24 Mar 2021

Chinese workers facing deportation put in 'precarious situation' - advocates

6:31 pm on 24 March 2021

A migrant workers association says it's concerned about the welfare of the 10 Chinese men who were found working unlawfully and now face deportation.

Migrant Workers Association spokesperson Anu Kaloti.

Chinese construction workers should not have been allowed to be unlawful in the first place, Anu Kaloti says. Photo: RNZ / John Gerritsen

Immigration officers found the men at a construction site in central Auckland yesterday. They have been unlawfully in the country for periods ranging from 17 months to more than three years.

They are now in custody while their deportation to China is being arranged, Immigration New Zealand (INZ) says.

The discovery of the men was the result of an operation by INZ focused on the construction industry.

INZ deputy head of Immigration Stephen Vaughan said one employer was involved in the case and inquiries were ongoing.

Vaughan said the men, aged between 32 to 57, entered the country on visitor visas and at no point had work rights.

"They are unlawful and some of them have been for up to three years, and they were not entitled to work in New Zealand. They're unlawful in New Zealand, and they need to go home."

He said a visit to the site was part of INZ's proactive approach to ensure all employers and migrant workers in the sector were aware of their rights and obligations. Cases like this were not uncommon, he said.

"As part of our construction sector strategy, we're actually looking to get better information and understand some of the challenges in the sector and working along employers to educate them about the legal obligations and ensure foreign nationals are actually working lawfully in New Zealand," Vaughan said.

"We do on occasion visit construction and other sectors and their workplaces and find some really great examples of work practices from employers and employees, but on this occasion, the visit we made yesterday, there was some behaviour that we will not walk past."

He said worker exploitative and illegal employment was a factor and that some firms relied on it to gain a competitive edge in the market.

"I believe there are business models in the construction sector that actually rely on non-compliance and exploitative practices. And this gives them, I think, a little bit of a competitive edge over other businesses who actually comply," Vaughan told Checkpoint.

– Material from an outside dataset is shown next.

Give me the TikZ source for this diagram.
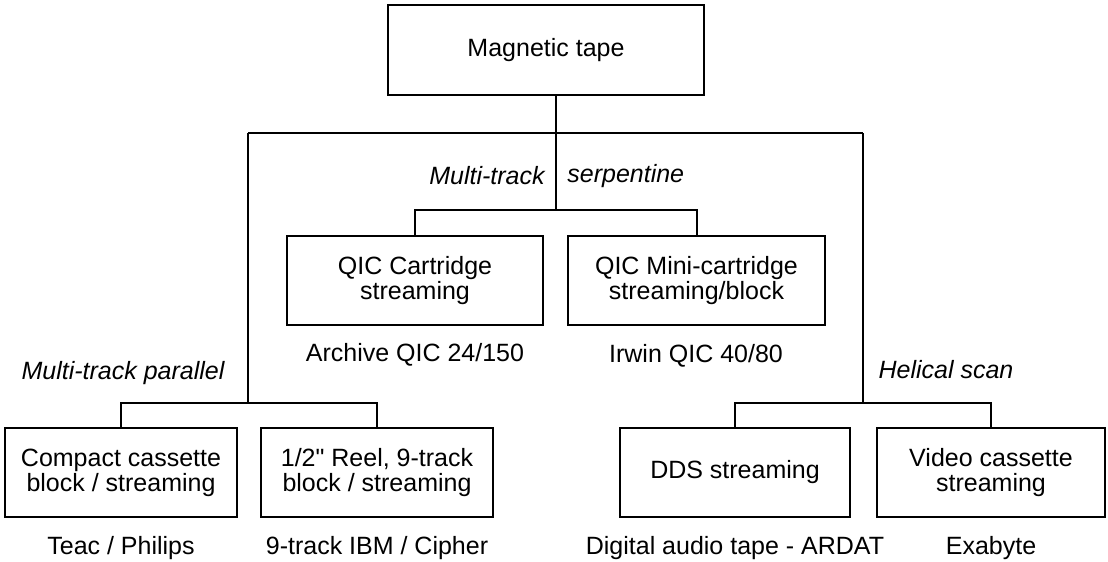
\documentclass[tikz,border=0pt]{standalone}
\usepackage{fontspec}
\setmainfont{Liberation Sans}
\newfontfamily\rawq{Liberation Sans}[Ligatures=TeXOff]
\begin{document}
\begin{tikzpicture}[x=0.5pt,y=-0.5pt]
\tikzset{
 tbox/.style={draw, line width=1pt, inner sep=0pt, minimum height=44.5pt, align=center, font=\fontsize{12.5pt}{12.5pt}\selectfont},
 lbl/.style={inner sep=0pt, font=\fontsize{12.5pt}{12.5pt}\selectfont},
 ilbl/.style={inner sep=0pt, font=\fontsize{12.5pt}{12.5pt}\selectfont\itshape},
 conn/.style={draw, line width=1pt}
}
\useasboundingbox (0,0) rectangle (1108,562);
% boxes
\node[tbox, minimum width=158pt, minimum height=45pt] (top) at (546,50) {Magnetic tape};
\node[tbox, minimum width=128pt] (qic) at (415,280.5) {QIC Cartridge\\streaming};
\node[tbox, minimum width=128.5pt] (mini) at (696.5,280.5) {QIC Mini-cartridge\\streaming/block};
\node[tbox, minimum width=116pt] (cc) at (121,472.5) {Compact cassette\\block / streaming};
\node[tbox, minimum width=116pt] (reel) at (377,472.5) {1/2{\rawq"} Reel, 9-track\\block / streaming};
\node[tbox, minimum width=115pt] (dds) at (735,472.5) {DDS streaming};
\node[tbox, minimum width=114pt] (vc) at (991,472.5) {Video cassette\\streaming};
% labels
\node[ilbl, anchor=east] (mts) at (545,176) {Multi-track};
\node[ilbl, anchor=west] (serp) at (567,176) {serpentine};
\node[lbl] (archive) at (415,355) {Archive QIC 24/150};
\node[lbl] (irwin) at (696,356) {Irwin QIC 40/80};
\node[ilbl] (mtp) at (123,373) {Multi-track parallel};
\node[ilbl] (hel) at (946,370) {Helical scan};
\node[lbl] (teac) at (121,548) {Teac / Philips};
\node[lbl] (ibm) at (377,548) {9-track IBM / Cipher};
\node[lbl] (dat) at (735,548) {Digital audio tape - ARDAT};
\node[lbl] (exa) at (991,548) {Exabyte};
% junctions
\coordinate (j0) at (556,133);
\coordinate (jl) at (248,133);
\coordinate (jr) at (863,133);
\coordinate (jq) at (556,210);
\coordinate (ll) at (248,403);
\coordinate (rr) at (863,403);
% connectors
\draw[conn] (top.south -| j0) -- (jq);
\draw[conn] (jl) -- (jr);
\draw[conn] (jl) -- (ll);
\draw[conn] (jr) -- (rr);
\draw[conn] (qic.north) -- (qic.north |- jq) -- (mini.north |- jq) -- (mini.north);
\draw[conn] (cc.north) -- (cc.north |- ll) -- (reel.north |- ll) -- (reel.north);
\draw[conn] (dds.north) -- (dds.north |- rr) -- (vc.north |- rr) -- (vc.north);
\end{tikzpicture}
\end{document}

"I don't think it's just unique to construction... but I believe in the construction sector, there are some areas where the competitive advantage that they get is as a result of exploitative practices."

Migrant Workers Association Aotearoa president Anu Kaloti said her organisation was trying to find out more details and offer any support needed to the men.

Kaloti said more accountability was needed from employers rather than punishing the migrant workers.

"It doesn't matter how many levels of sub-contracting we have, there needs to be a system where each and every tier can be accountable so these workers should not have been allowed to be unlawful in the first place," she said.

"Obviously they were needed here because they were working, so why weren't they given the correct documents? ...they should have been documented with [the correct documents] rather than made unlawful workers ... they should never have been put in that precarious situation of being unlawful in this country."

During the operation, INZ staff have also met with lawful migrant workers and conducted checks to ensure they are being treated fairly by their employers.

INZ said education packs had also been provided to employers to ensure they had all the information they needed about their obligations.

Vaughan said employers could face consequences if they did not observe the rules, and foreign workers should also abide by the laws.

"Any employer who exploits individual employees is actually committing an offence against the Immigration Act, which carries a significant penalty of seven years' imprisonment or a fine not exceeding $100,000, or both," he said.

"The first thing is that employers have certain obligations when employing migrant labour and also migrant workers have a responsibility to ensure that they remain lawful while they're in New Zealand and working, so there are clear messages for both employers and employees."

RNZ has approached the Chinese consulate for comments.